The first thing you need to do is stop thinking about heat capacity in terms of heat Q. In thermodynamics, we define heat capacity in terms of internal energy U and enthalpy H, not in terms of heat. In this way, heat capacity is a physical property of the material being processed, and not a function of the process path. So once you get rid of all the equations in your post that involve Q, things get much simpler. For an arbitrary material (liquid, solid, or gas), the two heat capacities are defined as follows:
$$C_v=\left(\frac{\partial U}{\partial T}\right)_V$$
$$C_p=\left(\frac{\partial H}{\partial T}\right)_P$$
Secondly, for an ideal gas, the internal energy and enthalpy are functions only of temperature, and do not depend on volume or pressure. So, for an ideal gas, irrespective of process path, we always have that $$dU=C_vdT$$ and $$dH=C_pdT$$irrespective of whether the volume or pressure are constant.

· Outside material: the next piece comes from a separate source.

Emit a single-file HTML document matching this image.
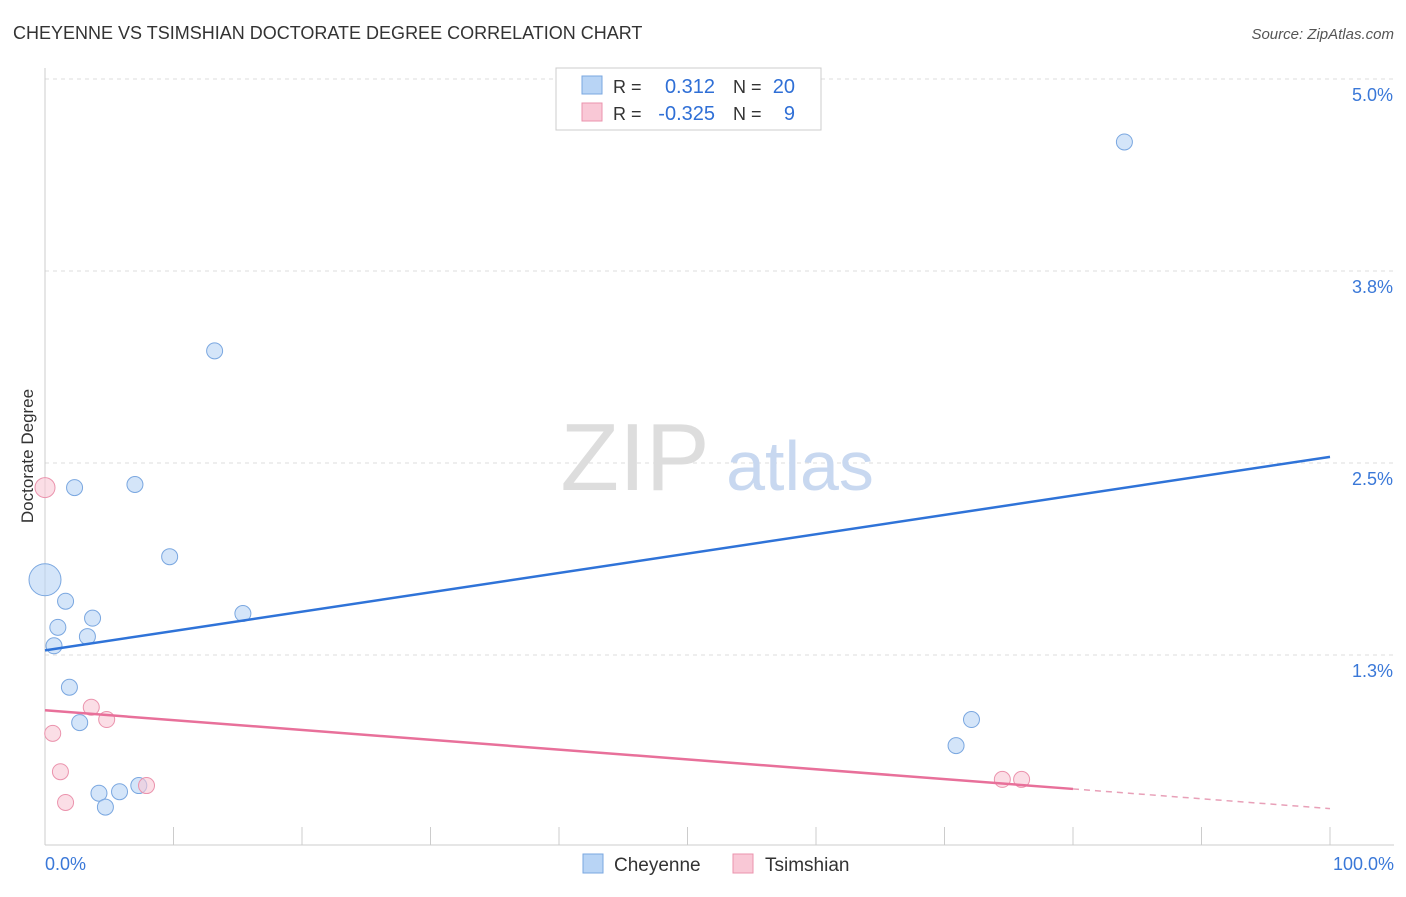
<!DOCTYPE html>
<html><head><meta charset="utf-8"><style>
body{margin:0;background:#fff;font-family:"Liberation Sans",sans-serif;}
svg text{font-family:"Liberation Sans",sans-serif;}
</style></head><body>
<svg width="1406" height="892" xmlns="http://www.w3.org/2000/svg">
<text x="13" y="39" font-size="18" fill="#333">CHEYENNE VS TSIMSHIAN DOCTORATE DEGREE CORRELATION CHART</text>
<text x="1394" y="39" font-size="15" fill="#555" text-anchor="end" font-style="italic">Source: ZipAtlas.com</text>
<g id="grid"></g>
<g id="watermark">
<text x="635" y="490" font-size="96" fill="#ddd" font-family="Liberation Serif" text-anchor="middle">ZIP</text>
<text x="800" y="490" font-size="70" fill="#c8d8f0" text-anchor="middle">atlas</text>
</g>
<g id="axes"></g>
<g id="marks"></g>
<text x="33" y="456" font-size="17" fill="#333" text-anchor="middle" transform="rotate(-90 33 456)">Doctorate Degree</text>
<g>
<rect x="556" y="68" width="265" height="62" fill="#fff" stroke="#ccc"/>
<rect x="582" y="76" width="20" height="18" fill="#b8d4f5" stroke="#7aa7e0"/>
<rect x="582" y="103" width="20" height="18" fill="#f9c8d6" stroke="#eb93ad"/>
<text x="613" y="93" font-size="18" fill="#333">R = </text><text x="715" y="93" font-size="20" fill="#2f6fd6" text-anchor="end">0.312</text>
<text x="733" y="93" font-size="18" fill="#333">N = </text><text x="795" y="93" font-size="20" fill="#2f6fd6" text-anchor="end">20</text>
<text x="613" y="120" font-size="18" fill="#333">R = </text><text x="715" y="120" font-size="20" fill="#2f6fd6" text-anchor="end">-0.325</text>
<text x="733" y="120" font-size="18" fill="#333">N = </text><text x="795" y="120" font-size="20" fill="#2f6fd6" text-anchor="end">9</text>
</g>
<g>
<rect x="583" y="854" width="20" height="19" fill="#b8d4f5" stroke="#7aa7e0"/>
<text x="614" y="871" font-size="19" fill="#333">Cheyenne</text>
<rect x="733" y="854" width="20" height="19" fill="#f9c8d6" stroke="#eb93ad"/>
<text x="765" y="871" font-size="19" fill="#333">Tsimshian</text>
</g>
</svg>
<script>
const yTicks=[1.25,2.5,3.75,5.0];
const yTickLabels=["1.3%","2.5%","3.8%","5.0%"];
const xTickLabels=["0.0%","100.0%"];
const cheyenneX=[84,13.2,2.3,7.0,9.7,0,1.6,15.4,3.7,1.0,3.3,0.7,1.9,2.7,72.1,70.9,4.2,5.8,7.3,4.7];
const cheyenneY=[4.59,3.23,2.34,2.36,1.89,1.74,1.60,1.52,1.49,1.43,1.37,1.31,1.04,0.81,0.83,0.66,0.35,0.36,0.40,0.26];
const cheyenneR=[8,8,8,8,8,16,8,8,8,8,8,8,8,8,8,8,8,8,8,8];
const tsimX=[0,3.6,4.8,0.6,1.2,1.6,7.9,74.5,76.0];
const tsimY=[2.34,0.91,0.83,0.74,0.49,0.29,0.40,0.44,0.44];
const tsimR=[10,8,8,8,8,8,8,8,8];
const cheyenneTrend=[1.28,2.54];
const tsimTrend=[0.89,0.25];
const tsimSolidEnd=80;
const NS="http://www.w3.org/2000/svg";
const X=p=>45+p*12.85, Y=v=>655-(v-1.25)*153.6;
function mk(tag,attrs,parent){const e=document.createElementNS(NS,tag);for(const k in attrs)e.setAttribute(k,attrs[k]);document.getElementById(parent).appendChild(e);return e;}
yTicks.forEach((t,i)=>{
 const l=mk('line',{x1:45,x2:1394,y1:Y(t),y2:Y(t),stroke:'#ddd','stroke-dasharray':'4,4'},'grid');
 
 
 const tx=mk('text',{x:1393,y:Y(t)+22,'font-size':18,fill:'#3a78d8','text-anchor':'end'},'axes');
 tx.textContent=yTickLabels[i];
 
 
});
const topg=mk('line',{x1:45,x2:1394,y1:79,y2:79,stroke:'#ddd','stroke-dasharray':'4,4'},'grid');


const ya=mk('line',{x1:45,x2:45,y1:68,y2:845,stroke:'#ccc'},'axes');


const xa=mk('line',{x1:45,x2:1394,y1:845,y2:845,stroke:'#ccc'},'axes');


for(let i=0;i<=10;i++){const t=mk('line',{x1:X(i*10),x2:X(i*10),y1:827,y2:845,stroke:'#ccc'},'axes');
 
 }
[[0,'start',45],[100,'end',1394]].forEach((a,i)=>{const t=mk('text',{x:a[2],y:870,'font-size':18,fill:'#3a78d8','text-anchor':a[1]},'axes');t.textContent=xTickLabels[i];
 
 });
cheyenneX.forEach((x,i)=>{const c=mk('circle',{cx:X(x),cy:Y(cheyenneY[i]),r:cheyenneR[i],fill:'#b8d4f5','fill-opacity':0.6,stroke:'#7aa7e0'},'marks');
 
 });
tsimX.forEach((x,i)=>{const c=mk('circle',{cx:X(x),cy:Y(tsimY[i]),r:tsimR[i],fill:'#f9c8d6','fill-opacity':0.6,stroke:'#eb93ad'},'marks');
 
 });
const bl=mk('line',{x1:X(0),y1:Y(cheyenneTrend[0]),x2:X(100),y2:Y(cheyenneTrend[1]),stroke:'#2f73d8','stroke-width':2.5},'marks');


const ym=tsimTrend[0]+(tsimTrend[1]-tsimTrend[0])*tsimSolidEnd/100;
const pl=mk('line',{x1:X(0),y1:Y(tsimTrend[0]),x2:X(tsimSolidEnd),y2:Y(ym),stroke:'#e8709a','stroke-width':2.5},'marks');


const pd=mk('line',{x1:X(tsimSolidEnd),y1:Y(ym),x2:X(100),y2:Y(tsimTrend[1]),stroke:'#e8a0b8','stroke-width':1.5,'stroke-dasharray':'6,5'},'marks');


</script>
</body></html>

Thirdly, please note that the heat transferred in a constant pressure process for an ideal gas is not equal to the heat transferred in a constant volume process for an ideal gas. In a constant volume process (assuming temperature independent heat capacities), $$\Delta U=C_v\Delta T=Q$$ and $$\Delta H=C_p\Delta T=\Delta U+V\Delta P=C_v\Delta T+V\Delta P=C_v\Delta T+R\Delta T=Q+R\Delta T$$
In a constant pressure process, $$\Delta U=C_v\Delta T=Q-P\Delta V=Q-R\Delta T$$and $$\Delta H=\Delta U+P\Delta V=C_v\Delta T+R\Delta T=\Delta U+R\Delta T=Q$$
So the change in enthalpy is not equal to the change in internal energy for either of these processes (as expected, since they are different functions of temperature). The only way that $\Delta H$ and be equal to $\Delta U$ is if the temperature doesn't change, so that they are both equal to zero.